My AI-assisted prototyping and iteration process for creating a new audio annotation canvas.
A new interface for annotating multi-speaker audios, made by leveraging AI tools to get a prototype ASAP and then iterating from there.
Problem
Previously, the Ocular platform had been set up for coordinate-based image and video annotation only, but we now needed a way to annotate multi-speaker audios.Requirements
According to our client’s requirements, the multi-speaker audio would be segmented into “turns.” Each turn is composed of one instance of each speaker talking (turn = speaker 1 + speaker 2), capturing one back and forth exchange. Annotation would be done “by turn,” so each turn should have standardized annotation data.Label Redesign
We decided that a “rubric” structure would be most effective for the annotations, allowing us to capture a variety of metrics for each turn, including tool call behavior and appropriateness and speed of the responses. The decision to use rubric-style annotation brought up the need for an interesting redesign of the label system on Ocular. Instead of single-word labels, which worked well for coordinate-based annotation, we now needed a flexible structure to capture multiple elements in the same label. In the interest of having minimal edits to our backend models and routes, the label would just store an additional “form” attribute where multiple customizable elements could be added, including range, multi-select, boolean, and text formats. This way, we could keep the same label setup on the platform and backend, except conditionally use the “form” attribute for audio annotation projects.

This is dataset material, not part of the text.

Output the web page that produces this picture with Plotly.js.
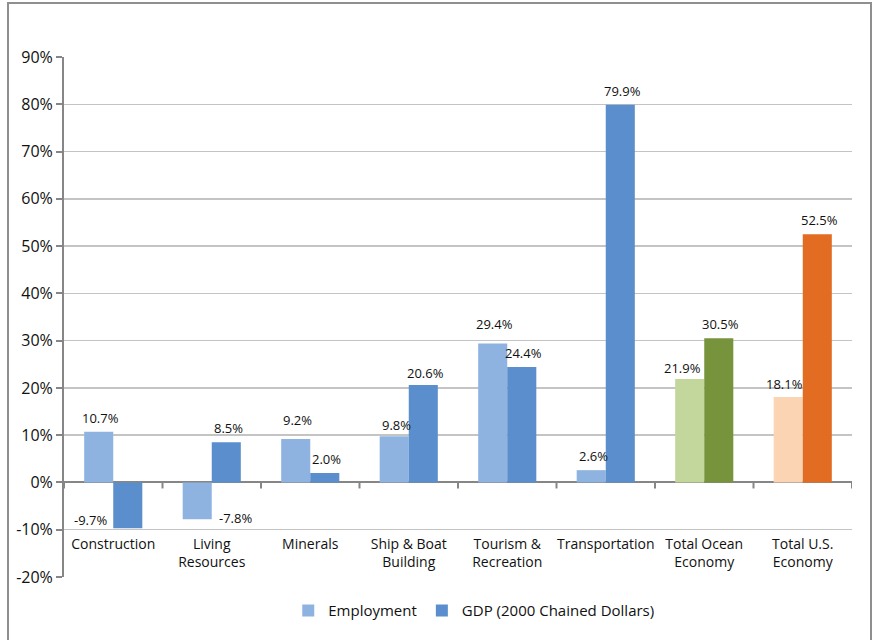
<!DOCTYPE html>
<html>
<head>
<meta charset="utf-8">
<script src="https://cdn.plot.ly/plotly-3.0.1.min.js"></script>
<style>
  html, body { margin: 0; padding: 0; background: #fff; }
  #wrap { position: relative; width: 873px; height: 640px; overflow: hidden; }
  #frame { position: absolute; left: 7px; top: 2px; width: 865px; height: 660px; border: 2px solid #8f8f8f; box-sizing: border-box; pointer-events: none; z-index: 5; }
  #chart { position: absolute; left: 0; top: 0; width: 873px; height: 640px; }
</style>
</head>
<body>
<div id="wrap">
  <div id="chart"></div>
  <div id="frame"></div>
</div>
<script>
// ---- data ----
const categories = ['Construction', 'Living<br>Resources', 'Minerals', 'Ship & Boat<br>Building',
                    'Tourism &<br>Recreation', 'Transportation', 'Total Ocean<br>Economy', 'Total U.S.<br>Economy'];
const employment = [10.7, -7.8, 9.2, 9.8, 29.4, 2.6, 21.9, 18.1];
const gdp = [-9.7, 8.5, 2.0, 20.6, 24.4, 79.9, 30.5, 52.5];
const seriesNames = ['Employment', 'GDP (2000 Chained Dollars)'];
const yTickVals = [-20, -10, 0, 10, 20, 30, 40, 50, 60, 70, 80, 90];

// ---- styles ----
const empColors = ['#8EB3E0', '#8EB3E0', '#8EB3E0', '#8EB3E0', '#8EB3E0', '#8EB3E0', '#C3D69B', '#FBD4B4'];
const gdpColors = ['#5A8ECC', '#5A8ECC', '#5A8ECC', '#5A8ECC', '#5A8ECC', '#5A8ECC', '#77933C', '#E36C23'];
const FONT = 'Open Sans, Noto Sans, sans-serif';
const TXT = '#111111';

const traces = [
  { type: 'bar', name: seriesNames[0], x: categories, y: employment,
    marker: { color: empColors }, hoverinfo: 'skip' },
  { type: 'bar', name: seriesNames[1], x: categories, y: gdp,
    marker: { color: gdpColors }, hoverinfo: 'skip' }
];

// label placement (pixel offsets relative to the bar)
const half = 14.5;
const labelOverrides = {
  'e1': { xshift: 36, yshift: 1 },   // Living Resources employment (negative)
  'g0': { xshift: -39, yshift: 8 },  // Construction GDP (negative)
  'e6': { xshift: -9, yshift: 11 },
  'e7': { xshift: -6, yshift: 13 },
  'e2': { yshift: 19 },
  'e4': { yshift: 19 },
  'e3': { yshift: 11 },
  'g3': { yshift: 12 }
};
const annotations = [];
function addLabels(vals, key, side) {
  vals.forEach((v, i) => {
    const o = labelOverrides[key + i] || {};
    annotations.push({
      xref: 'x', yref: 'y', x: categories[i], y: v,
      text: v.toFixed(1) + '%', showarrow: false,
      xanchor: 'center', yanchor: 'middle',
      xshift: side * half + 2 + (o.xshift || 0),
      yshift: (o.yshift !== undefined ? o.yshift : 14),
      font: { family: FONT, size: 13, color: TXT }
    });
  });
}
addLabels(employment, 'e', -1);
addLabels(gdp, 'g', 1);

// category-boundary tick marks on the zero line
const shapes = [];
for (let k = 0; k <= categories.length; k++) {
  shapes.push({ type: 'line', xref: 'x', yref: 'y', x0: k - 0.5, x1: k - 0.5,
    ysizemode: 'pixel', yanchor: 0, y0: 0, y1: -6,
    line: { color: '#868686', width: 2 } });
}

const layout = {
  width: 873, height: 640,
  margin: { l: 64, r: 21, t: 57, b: 63 },
  paper_bgcolor: '#fff', plot_bgcolor: '#fff',
  font: { family: FONT, color: TXT },
  barmode: 'group', bargap: 0.41, bargroupgap: 0,
  xaxis: {
    type: 'category', anchor: 'free', position: 10 / 110,
    showline: false, ticks: '', showgrid: false,
    ticklabelstandoff: 4,
    tickfont: { family: FONT, size: 14, color: TXT },
    range: [-0.5, 7.5], fixedrange: true
  },
  yaxis: {
    range: [-20, 90], tickvals: yTickVals, ticktext: yTickVals.map(v => v + '%'),
    showgrid: true, gridcolor: '#c4c4c4', gridwidth: 1.5,
    zeroline: true, zerolinecolor: '#868686', zerolinewidth: 2,
    showline: true, linecolor: '#868686', linewidth: 2,
    ticks: 'outside', ticklen: 6, tickwidth: 2, tickcolor: '#868686',
    tickfont: { family: FONT, size: 16, color: TXT },
    fixedrange: true
  },
  showlegend: true,
  legend: {
    orientation: 'h', x: 0.52, xanchor: 'center', y: -0.065, yanchor: 'middle',
    font: { family: FONT, size: 15, color: TXT },
    itemclick: false, traceorder: 'normal'
  },
  annotations: annotations,
  shapes: shapes
};

Plotly.newPlot('chart', traces, layout, { displayModeBar: false, staticPlot: true });
</script>
</body>
</html>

Annotation Interface Sketches
When making the sketches, I first added a full-width waveform visualization of the audio with highlighted sections for the turns. This would be crucial for allowing the user to quickly scan and understand the file’s structure and turn breakdown. On the technical side, I knew we had the appropriate transcript and timestamp data and could pre-segment the audio beforehand. For the annotation flow, I wanted to find the most optimal way to guide the users through filling out the form for each turn while requiring the least amount of clicks. I considered several options, including preserving the main flow from the image-based annotation (which required clicking on a section and then filling out a popup) or trying out a new different view. After some thought and discussion with teammates, we thought it best to try to show everything initially on one screen, allowing for minimal clicks and also quick visual assessment of the work to be done. The grid system, sketched below, has each turn as a row in the grid and the columns show the transcript and also elements of the rubric to fill out. When a row is complete, the user marks it as done with a button at the end of the row. The row and the associated turn section on the waveform then turn green to indicate completed status.
Prototype
This is where the design process starts to differ significantly from the “old” process detailed in Study 1. Instead of taking the sketches to Figma and making various iterations, I just briefly discussed the sketches with the team and then prompted an AI prototyping tool (in this case v0, but I have also used Magic Patterns and Figma Make)
Development and Iteration
I then began building the “real” version of this interface in our codebase. As I was developing, I made various changes to the v0 prototype (mostly based on my own intuition at this point), including moving the transcripts to be side by side, moving the play button to the left, and adding hover states to visually link the rows to the sections on the waveform. Once the first version was ready, we then began the process of iteratively collecting feedback and making edits. We would deploy a version for people to test with, ask them how it went, and I would make changes in code right away and push the edits for them to test again. This process continues even today as we find more bugs and areas where the user experience can be streamlined.